Project approach
The brief of the project was to create a brand and interior to fit the conversion of a 600 m2 former municipality building into a modern-day boutique hotel for the millennial traveler. The property, situated in the heart of Rotterdam, The Netherlands, accommodates 28 guest rooms, with most of them being unusually long as well as narrow, offering rather suboptimal floor plans for a hotel.

The Invisible Party embraced these challenges without making sacrifices on aesthetics, quality and comfort and rethought the traditional guest room lay-out as well as usage of furniture, which resulted in a surprisingly distinctive guest experience.

Strategic use of color
“We wanted to create a glitch in time, where you disconnect to reconnect.

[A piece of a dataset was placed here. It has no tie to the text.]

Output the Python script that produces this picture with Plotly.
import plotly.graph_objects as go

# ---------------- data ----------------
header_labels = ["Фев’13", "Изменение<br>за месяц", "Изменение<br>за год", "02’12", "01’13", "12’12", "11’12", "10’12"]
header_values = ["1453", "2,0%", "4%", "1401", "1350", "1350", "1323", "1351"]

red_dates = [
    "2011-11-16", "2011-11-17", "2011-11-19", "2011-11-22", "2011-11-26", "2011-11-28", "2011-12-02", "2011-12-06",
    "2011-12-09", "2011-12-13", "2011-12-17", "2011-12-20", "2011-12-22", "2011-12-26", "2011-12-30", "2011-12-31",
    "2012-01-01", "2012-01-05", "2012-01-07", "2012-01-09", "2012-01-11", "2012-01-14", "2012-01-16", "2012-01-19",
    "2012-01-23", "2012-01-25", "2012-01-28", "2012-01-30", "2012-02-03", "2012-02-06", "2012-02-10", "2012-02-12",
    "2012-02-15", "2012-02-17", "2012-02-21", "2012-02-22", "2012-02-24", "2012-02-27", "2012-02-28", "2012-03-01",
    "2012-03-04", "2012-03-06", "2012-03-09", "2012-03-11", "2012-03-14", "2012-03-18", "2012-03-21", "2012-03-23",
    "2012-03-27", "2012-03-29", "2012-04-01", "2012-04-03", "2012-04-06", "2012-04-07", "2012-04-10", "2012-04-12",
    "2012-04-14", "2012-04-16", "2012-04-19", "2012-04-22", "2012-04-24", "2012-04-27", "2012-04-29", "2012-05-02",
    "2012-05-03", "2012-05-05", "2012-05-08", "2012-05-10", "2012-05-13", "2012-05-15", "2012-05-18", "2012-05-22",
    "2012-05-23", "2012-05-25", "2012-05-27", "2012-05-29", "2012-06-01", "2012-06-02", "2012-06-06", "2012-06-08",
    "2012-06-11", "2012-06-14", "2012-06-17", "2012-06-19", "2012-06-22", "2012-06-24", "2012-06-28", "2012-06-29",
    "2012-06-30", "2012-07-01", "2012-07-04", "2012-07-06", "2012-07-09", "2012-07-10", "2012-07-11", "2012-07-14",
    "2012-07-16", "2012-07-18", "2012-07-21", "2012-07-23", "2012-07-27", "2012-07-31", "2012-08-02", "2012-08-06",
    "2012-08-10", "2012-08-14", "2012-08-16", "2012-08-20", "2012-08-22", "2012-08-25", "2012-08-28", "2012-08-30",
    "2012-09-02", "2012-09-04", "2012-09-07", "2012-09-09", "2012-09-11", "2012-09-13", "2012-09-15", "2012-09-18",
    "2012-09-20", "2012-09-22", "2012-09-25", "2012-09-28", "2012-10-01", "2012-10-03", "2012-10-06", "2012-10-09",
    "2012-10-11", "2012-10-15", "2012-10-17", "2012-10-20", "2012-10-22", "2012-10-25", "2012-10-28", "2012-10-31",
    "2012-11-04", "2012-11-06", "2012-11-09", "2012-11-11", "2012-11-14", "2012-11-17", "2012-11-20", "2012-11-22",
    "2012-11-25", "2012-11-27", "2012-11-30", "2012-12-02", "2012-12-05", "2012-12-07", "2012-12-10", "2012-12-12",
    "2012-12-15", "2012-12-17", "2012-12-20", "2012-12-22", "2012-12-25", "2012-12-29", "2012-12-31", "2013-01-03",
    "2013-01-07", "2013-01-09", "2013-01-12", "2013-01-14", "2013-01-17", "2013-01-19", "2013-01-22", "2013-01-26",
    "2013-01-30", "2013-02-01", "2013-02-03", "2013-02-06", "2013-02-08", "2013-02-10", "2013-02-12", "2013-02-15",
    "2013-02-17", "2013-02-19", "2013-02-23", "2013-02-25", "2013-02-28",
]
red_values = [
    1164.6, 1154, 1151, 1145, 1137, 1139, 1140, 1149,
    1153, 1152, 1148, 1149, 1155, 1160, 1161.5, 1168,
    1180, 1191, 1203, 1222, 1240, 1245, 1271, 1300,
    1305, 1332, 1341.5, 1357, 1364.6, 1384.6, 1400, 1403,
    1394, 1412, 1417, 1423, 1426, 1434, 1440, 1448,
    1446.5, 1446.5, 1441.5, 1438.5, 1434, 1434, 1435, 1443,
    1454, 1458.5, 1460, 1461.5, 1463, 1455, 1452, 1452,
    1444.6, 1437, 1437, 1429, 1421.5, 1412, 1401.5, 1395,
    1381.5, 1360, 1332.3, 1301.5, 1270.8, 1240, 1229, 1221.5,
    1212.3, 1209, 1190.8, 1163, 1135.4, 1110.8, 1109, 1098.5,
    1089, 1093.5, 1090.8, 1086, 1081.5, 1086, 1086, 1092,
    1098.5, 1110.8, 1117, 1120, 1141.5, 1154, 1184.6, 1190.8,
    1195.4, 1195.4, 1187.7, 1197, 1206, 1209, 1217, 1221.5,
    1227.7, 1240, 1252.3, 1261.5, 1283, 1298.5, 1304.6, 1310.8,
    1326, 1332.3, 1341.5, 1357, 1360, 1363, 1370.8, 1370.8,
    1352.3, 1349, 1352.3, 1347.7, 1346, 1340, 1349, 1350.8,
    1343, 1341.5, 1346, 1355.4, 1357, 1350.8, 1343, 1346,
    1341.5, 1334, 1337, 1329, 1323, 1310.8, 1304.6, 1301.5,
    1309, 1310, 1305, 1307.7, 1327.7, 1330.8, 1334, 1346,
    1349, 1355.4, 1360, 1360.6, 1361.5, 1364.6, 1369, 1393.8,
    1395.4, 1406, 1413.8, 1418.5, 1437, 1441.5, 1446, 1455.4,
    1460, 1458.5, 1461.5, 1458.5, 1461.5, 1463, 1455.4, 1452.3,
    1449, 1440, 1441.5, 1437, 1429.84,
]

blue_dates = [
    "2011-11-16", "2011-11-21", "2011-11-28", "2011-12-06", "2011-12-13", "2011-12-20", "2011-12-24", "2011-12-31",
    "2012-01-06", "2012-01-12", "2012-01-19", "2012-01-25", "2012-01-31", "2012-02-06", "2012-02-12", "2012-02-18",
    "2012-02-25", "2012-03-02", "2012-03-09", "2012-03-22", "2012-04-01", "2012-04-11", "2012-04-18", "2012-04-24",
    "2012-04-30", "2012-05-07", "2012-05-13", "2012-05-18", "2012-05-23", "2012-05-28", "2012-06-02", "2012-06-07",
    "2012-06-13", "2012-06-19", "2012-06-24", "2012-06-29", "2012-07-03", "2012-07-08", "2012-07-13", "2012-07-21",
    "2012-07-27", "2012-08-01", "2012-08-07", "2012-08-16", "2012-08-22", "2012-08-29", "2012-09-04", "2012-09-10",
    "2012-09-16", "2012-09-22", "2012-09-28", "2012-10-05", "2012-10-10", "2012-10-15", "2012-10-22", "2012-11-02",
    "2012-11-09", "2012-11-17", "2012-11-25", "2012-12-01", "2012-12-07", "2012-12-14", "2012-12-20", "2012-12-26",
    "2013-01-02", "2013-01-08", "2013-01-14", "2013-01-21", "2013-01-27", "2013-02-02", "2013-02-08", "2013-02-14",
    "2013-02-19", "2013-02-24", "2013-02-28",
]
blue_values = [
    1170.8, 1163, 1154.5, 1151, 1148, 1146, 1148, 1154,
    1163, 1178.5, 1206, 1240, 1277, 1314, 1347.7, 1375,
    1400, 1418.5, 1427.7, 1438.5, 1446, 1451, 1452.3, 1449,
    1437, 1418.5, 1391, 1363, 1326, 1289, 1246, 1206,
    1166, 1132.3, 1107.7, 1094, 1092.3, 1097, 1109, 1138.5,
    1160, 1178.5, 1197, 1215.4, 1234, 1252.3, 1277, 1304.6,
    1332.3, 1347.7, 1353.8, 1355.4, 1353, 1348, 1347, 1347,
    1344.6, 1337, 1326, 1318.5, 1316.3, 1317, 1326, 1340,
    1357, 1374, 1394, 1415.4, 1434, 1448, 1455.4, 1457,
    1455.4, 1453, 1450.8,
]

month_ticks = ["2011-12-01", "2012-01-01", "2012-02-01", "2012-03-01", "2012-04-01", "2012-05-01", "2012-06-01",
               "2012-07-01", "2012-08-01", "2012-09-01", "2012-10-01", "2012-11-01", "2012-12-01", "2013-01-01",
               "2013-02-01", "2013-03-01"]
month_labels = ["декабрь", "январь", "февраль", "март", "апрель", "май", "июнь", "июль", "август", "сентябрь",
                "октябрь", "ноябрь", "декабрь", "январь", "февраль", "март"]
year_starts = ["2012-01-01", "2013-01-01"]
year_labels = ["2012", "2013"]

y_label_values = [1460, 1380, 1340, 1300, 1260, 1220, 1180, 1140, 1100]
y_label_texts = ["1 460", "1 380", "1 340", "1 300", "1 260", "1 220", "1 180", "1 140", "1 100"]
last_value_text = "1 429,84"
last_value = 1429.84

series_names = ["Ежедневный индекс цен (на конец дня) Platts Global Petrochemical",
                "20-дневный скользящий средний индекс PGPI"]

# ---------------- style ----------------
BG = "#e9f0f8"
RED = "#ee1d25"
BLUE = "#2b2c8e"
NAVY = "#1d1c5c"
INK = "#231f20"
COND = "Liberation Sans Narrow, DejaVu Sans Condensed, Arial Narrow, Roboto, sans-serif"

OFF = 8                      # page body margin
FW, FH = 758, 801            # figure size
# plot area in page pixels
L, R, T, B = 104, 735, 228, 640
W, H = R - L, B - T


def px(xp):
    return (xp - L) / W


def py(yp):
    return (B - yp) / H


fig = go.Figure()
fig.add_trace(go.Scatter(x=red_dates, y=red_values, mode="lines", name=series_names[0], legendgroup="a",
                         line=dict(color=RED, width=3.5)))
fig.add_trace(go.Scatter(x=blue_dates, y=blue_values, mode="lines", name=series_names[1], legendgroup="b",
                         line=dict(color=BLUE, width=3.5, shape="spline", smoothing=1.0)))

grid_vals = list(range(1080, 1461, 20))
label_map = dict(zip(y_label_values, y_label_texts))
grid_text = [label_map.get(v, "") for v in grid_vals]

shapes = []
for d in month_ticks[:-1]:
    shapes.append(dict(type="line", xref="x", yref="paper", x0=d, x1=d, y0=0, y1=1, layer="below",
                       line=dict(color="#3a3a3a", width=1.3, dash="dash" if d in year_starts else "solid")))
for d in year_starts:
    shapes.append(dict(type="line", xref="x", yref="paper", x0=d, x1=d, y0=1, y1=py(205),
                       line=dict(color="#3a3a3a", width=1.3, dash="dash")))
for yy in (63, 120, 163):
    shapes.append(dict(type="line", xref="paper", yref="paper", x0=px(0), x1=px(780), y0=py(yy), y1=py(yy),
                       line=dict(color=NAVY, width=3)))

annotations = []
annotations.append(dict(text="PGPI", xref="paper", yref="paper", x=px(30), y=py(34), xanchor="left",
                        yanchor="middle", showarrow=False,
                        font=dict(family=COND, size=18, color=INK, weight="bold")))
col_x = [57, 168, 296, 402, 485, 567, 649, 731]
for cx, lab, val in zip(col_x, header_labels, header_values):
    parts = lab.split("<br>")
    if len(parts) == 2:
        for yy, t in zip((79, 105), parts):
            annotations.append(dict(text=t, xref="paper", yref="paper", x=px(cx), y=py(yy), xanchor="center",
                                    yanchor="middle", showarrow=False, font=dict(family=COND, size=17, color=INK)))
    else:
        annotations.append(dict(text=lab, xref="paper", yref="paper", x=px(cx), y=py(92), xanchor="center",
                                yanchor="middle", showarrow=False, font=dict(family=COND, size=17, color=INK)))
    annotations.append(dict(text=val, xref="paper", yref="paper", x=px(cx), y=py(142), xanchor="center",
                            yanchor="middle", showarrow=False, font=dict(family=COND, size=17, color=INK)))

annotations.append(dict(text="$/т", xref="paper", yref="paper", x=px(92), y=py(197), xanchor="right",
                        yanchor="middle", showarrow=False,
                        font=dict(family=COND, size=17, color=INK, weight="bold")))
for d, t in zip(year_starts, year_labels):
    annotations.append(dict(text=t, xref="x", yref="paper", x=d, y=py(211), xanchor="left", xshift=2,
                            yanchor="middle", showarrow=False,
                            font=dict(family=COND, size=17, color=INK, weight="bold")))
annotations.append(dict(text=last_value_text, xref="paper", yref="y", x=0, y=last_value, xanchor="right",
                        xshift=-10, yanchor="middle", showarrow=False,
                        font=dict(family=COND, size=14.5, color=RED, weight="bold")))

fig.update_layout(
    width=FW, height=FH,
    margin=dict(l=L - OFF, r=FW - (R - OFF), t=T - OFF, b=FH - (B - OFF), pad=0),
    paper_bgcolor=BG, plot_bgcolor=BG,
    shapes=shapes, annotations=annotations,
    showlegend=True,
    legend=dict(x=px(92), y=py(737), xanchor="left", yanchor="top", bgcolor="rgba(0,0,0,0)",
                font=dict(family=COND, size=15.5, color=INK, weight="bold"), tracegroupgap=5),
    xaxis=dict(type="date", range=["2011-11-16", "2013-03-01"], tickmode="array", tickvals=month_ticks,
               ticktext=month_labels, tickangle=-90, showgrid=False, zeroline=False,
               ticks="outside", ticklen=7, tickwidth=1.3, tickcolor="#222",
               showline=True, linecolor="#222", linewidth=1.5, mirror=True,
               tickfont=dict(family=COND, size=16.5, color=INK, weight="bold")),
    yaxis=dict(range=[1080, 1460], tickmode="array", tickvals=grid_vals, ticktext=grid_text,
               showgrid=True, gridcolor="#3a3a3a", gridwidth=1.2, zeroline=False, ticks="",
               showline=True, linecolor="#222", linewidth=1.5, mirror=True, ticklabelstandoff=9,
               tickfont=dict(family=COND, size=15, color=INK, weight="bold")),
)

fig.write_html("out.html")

Once you step inside the hotel you unplug from the city and enter a vibrant wonderland with a vivid and vigorous design aesthetic,” says Vivian van Schagen, creative director and founder of The Invisible Party.

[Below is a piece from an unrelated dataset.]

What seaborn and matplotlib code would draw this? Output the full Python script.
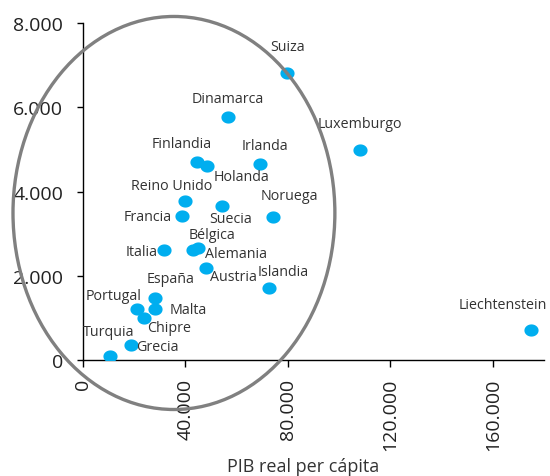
import numpy as np
import pandas as pd
import matplotlib
matplotlib.use("Agg")
import matplotlib.pyplot as plt
import seaborn as sns
from matplotlib.path import Path
from matplotlib.markers import MarkerStyle
from matplotlib.patches import Ellipse
from matplotlib.ticker import FuncFormatter, MultipleLocator

# Data: real GDP per capita (x) vs indicator (y)
paises = ["Suiza", "Dinamarca", "Finlandia", "Holanda", "Irlanda", "Luxemburgo",
          "Reino Unido", "Suecia", "Francia", "Noruega", "Italia", "Bélgica",
          "Alemania", "Austria", "Islandia", "España", "Portugal", "Malta",
          "Chipre", "Grecia", "Turquia", "Liechtenstein"]
pib = [79800, 56600, 44700, 48600, 69200, 108100,
       39900, 54200, 38600, 74100, 31800, 45100,
       43200, 48100, 72800, 28200, 21100, 28200,
       23900, 18700, 10700, 174900]
valor = [6820, 5760, 4710, 4600, 4660, 4990,
         3780, 3650, 3410, 3390, 2620, 2650,
         2620, 2190, 1720, 1470, 1210, 1200,
         990, 360, 90, 710]
# label offsets in pixels (dx, dy) from each point
desplazamientos = [(0, 26), (0, 19), (-16, 18), (34, -10), (5, 18), (0, 26),
                   (-13, 15), (9, -12), (-34, 0), (17, 22), (-23, -2), (14, 14),
                   (43, -4), (27, -9), (14, 16), (16, 20), (-23, 14), (33, 0),
                   (25, -9), (27, -2), (-1, 25), (-28, 26)]

df = pd.DataFrame({"pais": paises, "pib": pib, "valor": valor})

sns.set_style("white")
plt.rcParams["font.family"] = ["Open Sans", "DejaVu Sans"]

fig = plt.figure(figsize=(5.5, 4.77), dpi=100)
ax = fig.add_axes([82.7 / 550, 116 / 477, 461.3 / 550, 337 / 477])

# slightly flattened dot marker
t = np.linspace(0, 2 * np.pi, 64)
elipse_path = Path(np.column_stack([np.cos(t), 0.86 * np.sin(t)]), closed=True)
marcador = MarkerStyle(elipse_path)

sns.scatterplot(data=df, x="pib", y="valor", ax=ax, marker=marcador, s=104,
                color="#00AEEF", linewidth=0, zorder=3, legend=False)

for p, x, y, (dx, dy) in zip(paises, pib, valor, desplazamientos):
    ax.annotate(p, (x, y), xytext=(dx, dy), textcoords="offset pixels",
                ha="center", va="center", fontsize=10.3, color="#333333", zorder=4)

# highlight ellipse around the core group
ax.add_patch(Ellipse((35600, 3490), 125600, 9330, fill=False,
                     edgecolor="#808080", linewidth=2.4, zorder=5, clip_on=False))

ax.set_xlim(0, 180000)
ax.set_ylim(0, 8000)
ax.xaxis.set_major_locator(MultipleLocator(40000))
ax.yaxis.set_major_locator(MultipleLocator(2000))
fmt = FuncFormatter(lambda v, _: f"{int(v):,}".replace(",", "."))
ax.xaxis.set_major_formatter(fmt)
ax.yaxis.set_major_formatter(fmt)

for s in ["top", "right"]:
    ax.spines[s].set_visible(False)
for s in ["left", "bottom"]:
    ax.spines[s].set_color("black")
    ax.spines[s].set_linewidth(1.0)

ax.tick_params(axis="y", direction="out", length=4, width=1, color="black",
               labelsize=14, labelcolor="#222222", pad=10, left=True)
ax.tick_params(axis="x", direction="out", length=5, width=1, color="black",
               labelsize=14, labelcolor="#222222", pad=8, bottom=True,
               labelrotation=90)

ax.set_xlabel("PIB real per cápita", fontsize=13, color="#333333")
ax.set_ylabel("")
ax.xaxis.set_label_coords(0.478, -0.315)
ax.xaxis.label.set_va("center")

fig.savefig("out.png", dpi=100)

To make efficient use of the narrow and long space, guests enter the room through the bathroom. The Invisible Party turned this disadvantage into a design feature. Juxtaposed color schemes and materials separate bathroom and corridor from the guest room, making the bathroom appear grand and the entrance to the room an iconic element.

The color and material scheme has an air of 90s nostalgia, inviting the digital generation to discover the destination and disconnect. Pastels (pistachio, lavender and pink) meet rust orange and pine green, terrazzo and neon detailing.

Smart solutions
For the guest rooms, sizes varying between 13 and 24m2, The Invisible Party created physical space savers that give a sense of roominess, even in the smallest room types. The guest rooms feature multi-purpose furniture pieces like the bed, the desk and the wardrobe. The Invisible Party designed the bed to be the main feature in the room, situated next to the window, where you not only go to sleep, but happily work on your laptop, watch a movie, store your luggage and lock away your valuables in a safe. As many travellers don’t always fully unpack, the rooms are stripped from traditional closets and replaced by retail inspired open wardrobes that use just a fraction of the space compared to traditional case goods.

Promoting a sustainable lifestyle
The Invisible Party included a wink and a hidden surprise here and there. Hints to the brand’s philosophy of unplugging from fast-paced lifestyles can be found throughout the interior – be it the black-and-white TV noise pattern that can be found on pillowcases and the terrazzo tiles on the ground floor, along with the custom designed light feature in the public area and the carefully placed artworks by artist Enrica Masi.

The Invisible Party adopted a less is more approach for the interior build out, aiming to meet today’s sustainable design standards. The use of recycled and natural materials as well as choosing high quality and modular furniture was prioritised to ensure a longer lifecycle of the products.